_What is needed_
Give back only the lines from the one that contains "Rebuild this chart" through the one that contains "const markerY = [36, 108, 181, 249, 354];", word for word and without images.

Code that draws figures:
───

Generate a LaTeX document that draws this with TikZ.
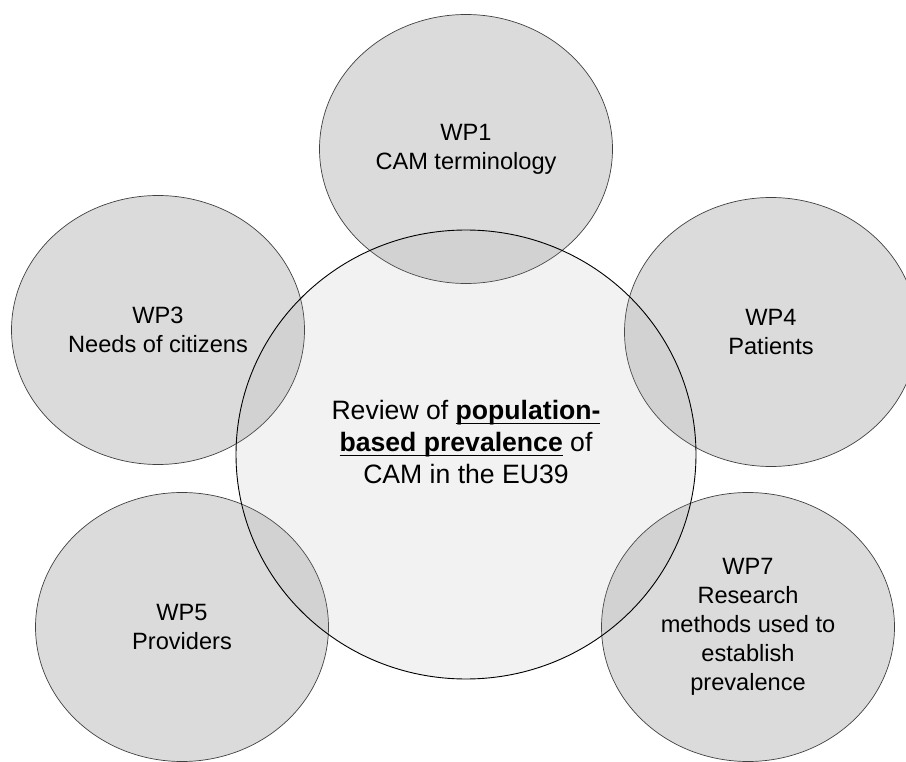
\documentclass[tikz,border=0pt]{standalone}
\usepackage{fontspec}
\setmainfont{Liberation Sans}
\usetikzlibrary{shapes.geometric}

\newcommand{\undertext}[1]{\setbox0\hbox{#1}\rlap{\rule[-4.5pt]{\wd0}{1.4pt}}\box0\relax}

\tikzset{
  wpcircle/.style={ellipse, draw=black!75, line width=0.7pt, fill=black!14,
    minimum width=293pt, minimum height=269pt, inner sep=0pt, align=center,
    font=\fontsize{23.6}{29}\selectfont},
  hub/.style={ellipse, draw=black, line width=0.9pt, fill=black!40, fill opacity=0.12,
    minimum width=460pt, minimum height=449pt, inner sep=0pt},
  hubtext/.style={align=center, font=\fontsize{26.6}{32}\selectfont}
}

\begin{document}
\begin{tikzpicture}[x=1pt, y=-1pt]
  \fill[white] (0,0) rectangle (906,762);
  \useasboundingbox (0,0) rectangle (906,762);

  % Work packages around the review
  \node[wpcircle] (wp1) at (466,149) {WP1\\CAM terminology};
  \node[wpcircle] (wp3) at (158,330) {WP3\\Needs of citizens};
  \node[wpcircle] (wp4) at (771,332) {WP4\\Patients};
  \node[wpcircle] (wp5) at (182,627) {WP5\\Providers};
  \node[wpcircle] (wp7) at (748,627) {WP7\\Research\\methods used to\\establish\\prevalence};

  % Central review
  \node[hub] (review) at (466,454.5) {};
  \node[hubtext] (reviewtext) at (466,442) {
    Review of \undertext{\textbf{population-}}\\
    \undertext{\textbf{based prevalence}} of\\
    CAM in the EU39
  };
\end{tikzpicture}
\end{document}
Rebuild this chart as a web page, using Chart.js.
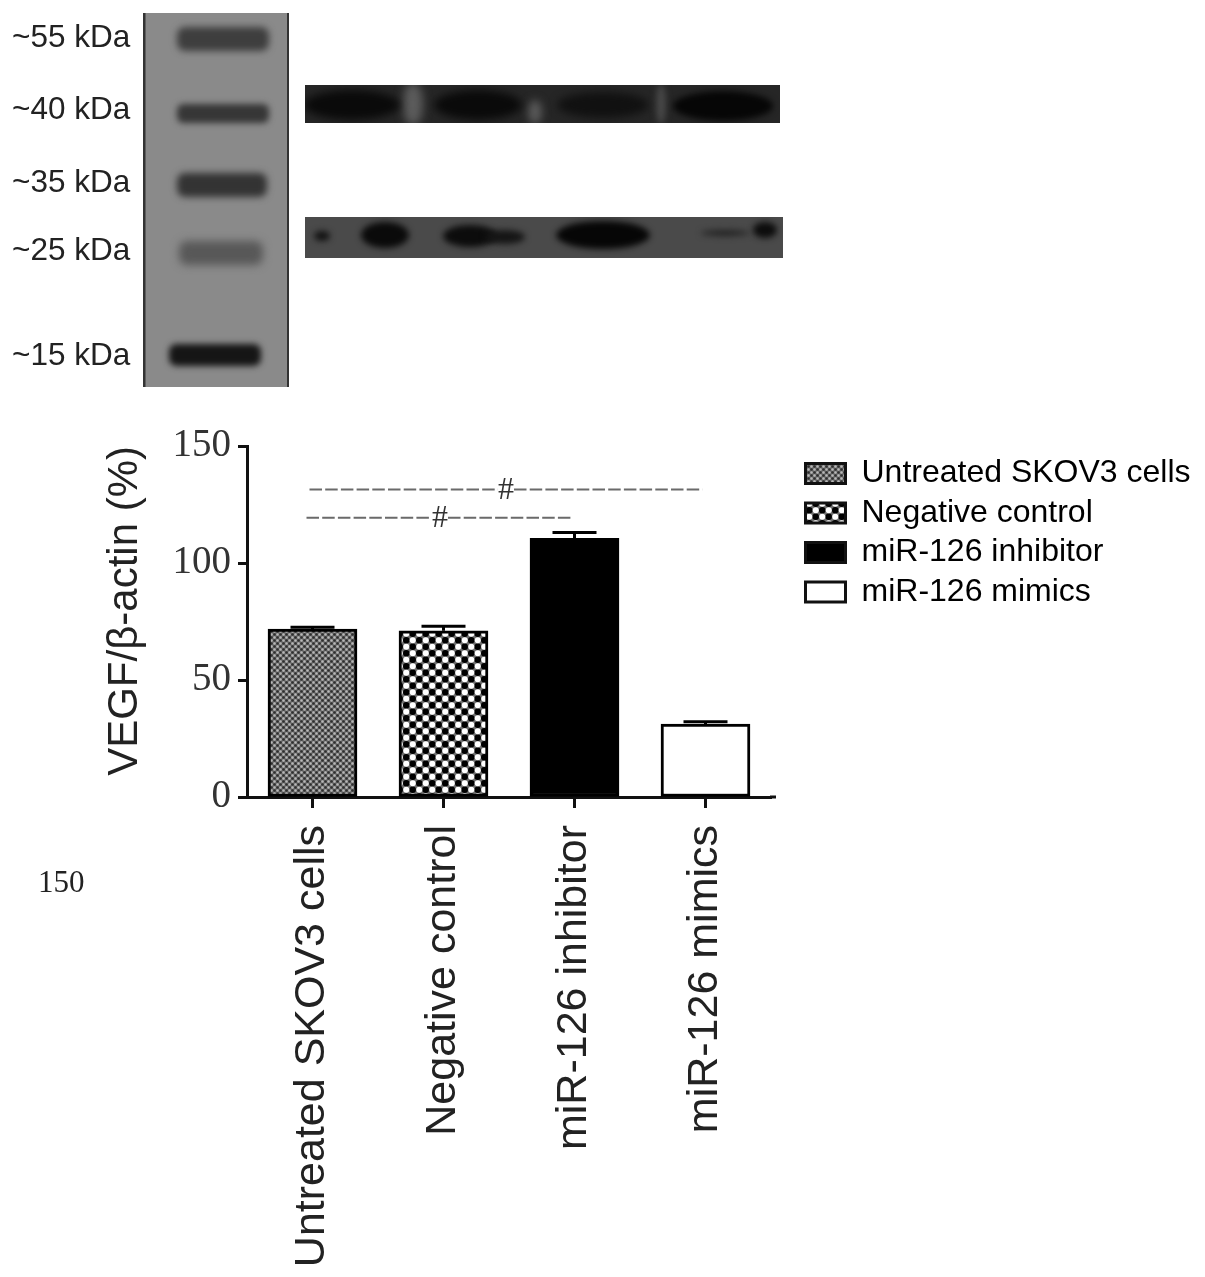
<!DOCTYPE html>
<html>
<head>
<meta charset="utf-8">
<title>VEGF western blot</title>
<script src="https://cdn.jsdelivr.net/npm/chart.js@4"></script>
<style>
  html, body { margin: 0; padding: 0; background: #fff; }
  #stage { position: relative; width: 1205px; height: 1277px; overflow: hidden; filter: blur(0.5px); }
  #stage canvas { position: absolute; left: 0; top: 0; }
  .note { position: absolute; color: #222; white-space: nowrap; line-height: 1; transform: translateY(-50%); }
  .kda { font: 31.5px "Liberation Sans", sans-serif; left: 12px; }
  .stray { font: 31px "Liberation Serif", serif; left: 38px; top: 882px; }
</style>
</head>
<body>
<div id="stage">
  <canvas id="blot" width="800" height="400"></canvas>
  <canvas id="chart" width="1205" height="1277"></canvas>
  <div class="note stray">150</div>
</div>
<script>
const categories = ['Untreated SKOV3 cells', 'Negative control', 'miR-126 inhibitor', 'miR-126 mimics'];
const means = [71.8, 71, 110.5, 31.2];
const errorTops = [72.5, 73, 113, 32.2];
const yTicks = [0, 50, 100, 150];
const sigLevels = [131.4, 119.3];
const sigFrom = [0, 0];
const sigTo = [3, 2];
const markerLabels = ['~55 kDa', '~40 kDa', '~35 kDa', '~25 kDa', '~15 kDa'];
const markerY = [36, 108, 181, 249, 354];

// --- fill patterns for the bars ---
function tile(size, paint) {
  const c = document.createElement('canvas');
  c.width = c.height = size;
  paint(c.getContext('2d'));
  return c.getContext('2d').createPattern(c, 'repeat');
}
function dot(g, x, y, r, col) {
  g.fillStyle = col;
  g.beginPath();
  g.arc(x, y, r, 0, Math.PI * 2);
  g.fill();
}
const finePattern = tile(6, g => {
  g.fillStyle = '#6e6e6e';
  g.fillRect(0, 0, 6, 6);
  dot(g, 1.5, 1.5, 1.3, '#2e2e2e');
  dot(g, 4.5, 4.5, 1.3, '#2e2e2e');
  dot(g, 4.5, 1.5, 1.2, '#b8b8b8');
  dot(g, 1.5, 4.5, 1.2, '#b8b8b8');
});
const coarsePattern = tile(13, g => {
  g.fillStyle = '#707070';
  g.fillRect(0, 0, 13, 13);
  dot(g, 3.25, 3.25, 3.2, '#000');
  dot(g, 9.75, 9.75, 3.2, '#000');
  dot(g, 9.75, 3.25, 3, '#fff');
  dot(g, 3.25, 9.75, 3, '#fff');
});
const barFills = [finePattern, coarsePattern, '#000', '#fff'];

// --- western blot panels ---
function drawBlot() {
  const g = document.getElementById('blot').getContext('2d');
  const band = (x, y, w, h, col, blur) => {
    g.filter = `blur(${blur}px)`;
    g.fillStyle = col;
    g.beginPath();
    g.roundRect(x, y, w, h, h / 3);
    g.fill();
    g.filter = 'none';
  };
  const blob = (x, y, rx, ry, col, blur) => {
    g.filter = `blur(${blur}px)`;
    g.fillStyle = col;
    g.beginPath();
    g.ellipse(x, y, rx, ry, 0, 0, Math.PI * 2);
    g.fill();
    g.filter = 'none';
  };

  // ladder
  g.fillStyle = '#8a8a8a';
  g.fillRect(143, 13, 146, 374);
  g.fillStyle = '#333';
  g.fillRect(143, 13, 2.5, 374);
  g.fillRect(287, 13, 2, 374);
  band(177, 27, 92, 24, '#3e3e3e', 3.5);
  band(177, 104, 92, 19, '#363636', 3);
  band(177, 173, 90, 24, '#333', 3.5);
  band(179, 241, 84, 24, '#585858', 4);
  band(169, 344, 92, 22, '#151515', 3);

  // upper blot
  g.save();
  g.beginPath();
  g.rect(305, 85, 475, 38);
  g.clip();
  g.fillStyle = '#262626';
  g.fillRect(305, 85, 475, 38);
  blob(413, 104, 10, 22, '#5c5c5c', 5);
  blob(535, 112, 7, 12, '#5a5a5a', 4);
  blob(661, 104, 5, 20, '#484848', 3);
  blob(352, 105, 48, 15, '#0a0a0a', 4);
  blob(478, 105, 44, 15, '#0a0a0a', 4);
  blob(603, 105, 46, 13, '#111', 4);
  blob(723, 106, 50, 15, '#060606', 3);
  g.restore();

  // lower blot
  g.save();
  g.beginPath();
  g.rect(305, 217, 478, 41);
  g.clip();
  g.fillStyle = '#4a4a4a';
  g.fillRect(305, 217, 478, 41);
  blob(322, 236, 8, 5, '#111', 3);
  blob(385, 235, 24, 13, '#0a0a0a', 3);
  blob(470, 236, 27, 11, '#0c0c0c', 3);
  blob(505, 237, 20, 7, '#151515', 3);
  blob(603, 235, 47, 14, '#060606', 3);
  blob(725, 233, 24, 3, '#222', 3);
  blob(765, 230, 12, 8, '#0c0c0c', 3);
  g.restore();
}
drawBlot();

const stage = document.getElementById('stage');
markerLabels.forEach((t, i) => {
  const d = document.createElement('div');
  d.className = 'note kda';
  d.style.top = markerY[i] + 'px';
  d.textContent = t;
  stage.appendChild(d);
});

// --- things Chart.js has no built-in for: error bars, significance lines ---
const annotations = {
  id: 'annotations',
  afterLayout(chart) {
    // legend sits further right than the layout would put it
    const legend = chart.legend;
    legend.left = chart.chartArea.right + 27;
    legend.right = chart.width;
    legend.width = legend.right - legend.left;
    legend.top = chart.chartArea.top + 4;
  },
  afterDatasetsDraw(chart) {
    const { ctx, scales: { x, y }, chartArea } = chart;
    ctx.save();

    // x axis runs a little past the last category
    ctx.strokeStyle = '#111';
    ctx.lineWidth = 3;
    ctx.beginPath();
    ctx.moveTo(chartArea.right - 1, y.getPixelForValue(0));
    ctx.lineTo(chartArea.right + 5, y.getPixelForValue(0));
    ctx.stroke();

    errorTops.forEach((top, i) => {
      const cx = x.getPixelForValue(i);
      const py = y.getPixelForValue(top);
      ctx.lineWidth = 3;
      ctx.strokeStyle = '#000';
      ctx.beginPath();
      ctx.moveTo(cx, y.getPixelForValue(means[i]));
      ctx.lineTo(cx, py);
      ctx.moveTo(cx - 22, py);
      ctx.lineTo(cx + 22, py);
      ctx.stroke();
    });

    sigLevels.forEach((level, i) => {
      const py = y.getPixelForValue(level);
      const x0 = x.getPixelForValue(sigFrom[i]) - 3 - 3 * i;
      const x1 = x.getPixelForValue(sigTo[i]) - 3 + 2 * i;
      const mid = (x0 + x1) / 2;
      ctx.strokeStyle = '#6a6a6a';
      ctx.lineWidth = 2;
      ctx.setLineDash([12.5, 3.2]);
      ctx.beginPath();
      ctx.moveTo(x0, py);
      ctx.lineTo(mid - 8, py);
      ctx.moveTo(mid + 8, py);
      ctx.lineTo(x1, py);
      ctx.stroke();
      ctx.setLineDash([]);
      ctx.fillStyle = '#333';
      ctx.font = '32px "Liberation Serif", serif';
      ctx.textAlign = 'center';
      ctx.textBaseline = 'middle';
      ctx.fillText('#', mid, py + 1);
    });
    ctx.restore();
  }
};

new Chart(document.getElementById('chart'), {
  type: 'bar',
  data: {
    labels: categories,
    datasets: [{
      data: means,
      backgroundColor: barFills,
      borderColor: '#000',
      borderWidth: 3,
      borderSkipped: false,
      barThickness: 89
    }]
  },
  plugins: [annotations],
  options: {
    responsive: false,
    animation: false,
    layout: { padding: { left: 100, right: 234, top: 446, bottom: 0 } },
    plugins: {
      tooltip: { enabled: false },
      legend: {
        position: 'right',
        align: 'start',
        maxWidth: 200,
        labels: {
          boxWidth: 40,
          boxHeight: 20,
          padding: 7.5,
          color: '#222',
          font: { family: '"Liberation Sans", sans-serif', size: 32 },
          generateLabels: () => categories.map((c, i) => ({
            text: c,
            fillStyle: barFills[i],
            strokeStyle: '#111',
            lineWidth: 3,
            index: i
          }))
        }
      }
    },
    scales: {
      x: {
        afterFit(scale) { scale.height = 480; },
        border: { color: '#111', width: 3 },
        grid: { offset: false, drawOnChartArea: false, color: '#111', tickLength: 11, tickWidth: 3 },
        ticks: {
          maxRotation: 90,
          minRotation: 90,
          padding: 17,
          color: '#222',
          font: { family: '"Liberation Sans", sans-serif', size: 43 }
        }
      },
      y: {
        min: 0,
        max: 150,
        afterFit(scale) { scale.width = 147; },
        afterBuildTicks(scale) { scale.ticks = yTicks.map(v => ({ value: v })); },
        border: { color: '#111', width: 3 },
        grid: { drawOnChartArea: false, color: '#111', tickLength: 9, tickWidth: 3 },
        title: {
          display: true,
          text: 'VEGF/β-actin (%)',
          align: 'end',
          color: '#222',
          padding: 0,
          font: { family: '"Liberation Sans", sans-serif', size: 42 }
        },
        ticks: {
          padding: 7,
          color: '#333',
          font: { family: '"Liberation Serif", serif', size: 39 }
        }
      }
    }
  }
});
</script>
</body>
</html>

───

_Problem solution_
Rebuild this chart as a web page, using Chart.js.
<!DOCTYPE html>
<html>
<head>
<meta charset="utf-8">
<title>VEGF western blot</title>
<script src="https://cdn.jsdelivr.net/npm/chart.js@4"></script>
<style>
  html, body { margin: 0; padding: 0; background: #fff; }
  #stage { position: relative; width: 1205px; height: 1277px; overflow: hidden; filter: blur(0.5px); }
  #stage canvas { position: absolute; left: 0; top: 0; }
  .note { position: absolute; color: #222; white-space: nowrap; line-height: 1; transform: translateY(-50%); }
  .kda { font: 31.5px "Liberation Sans", sans-serif; left: 12px; }
  .stray { font: 31px "Liberation Serif", serif; left: 38px; top: 882px; }
</style>
</head>
<body>
<div id="stage">
  <canvas id="blot" width="800" height="400"></canvas>
  <canvas id="chart" width="1205" height="1277"></canvas>
  <div class="note stray">150</div>
</div>
<script>
const categories = ['Untreated SKOV3 cells', 'Negative control', 'miR-126 inhibitor', 'miR-126 mimics'];
const means = [71.8, 71, 110.5, 31.2];
const errorTops = [72.5, 73, 113, 32.2];
const yTicks = [0, 50, 100, 150];
const sigLevels = [131.4, 119.3];
const sigFrom = [0, 0];
const sigTo = [3, 2];
const markerLabels = ['~55 kDa', '~40 kDa', '~35 kDa', '~25 kDa', '~15 kDa'];
const markerY = [36, 108, 181, 249, 354];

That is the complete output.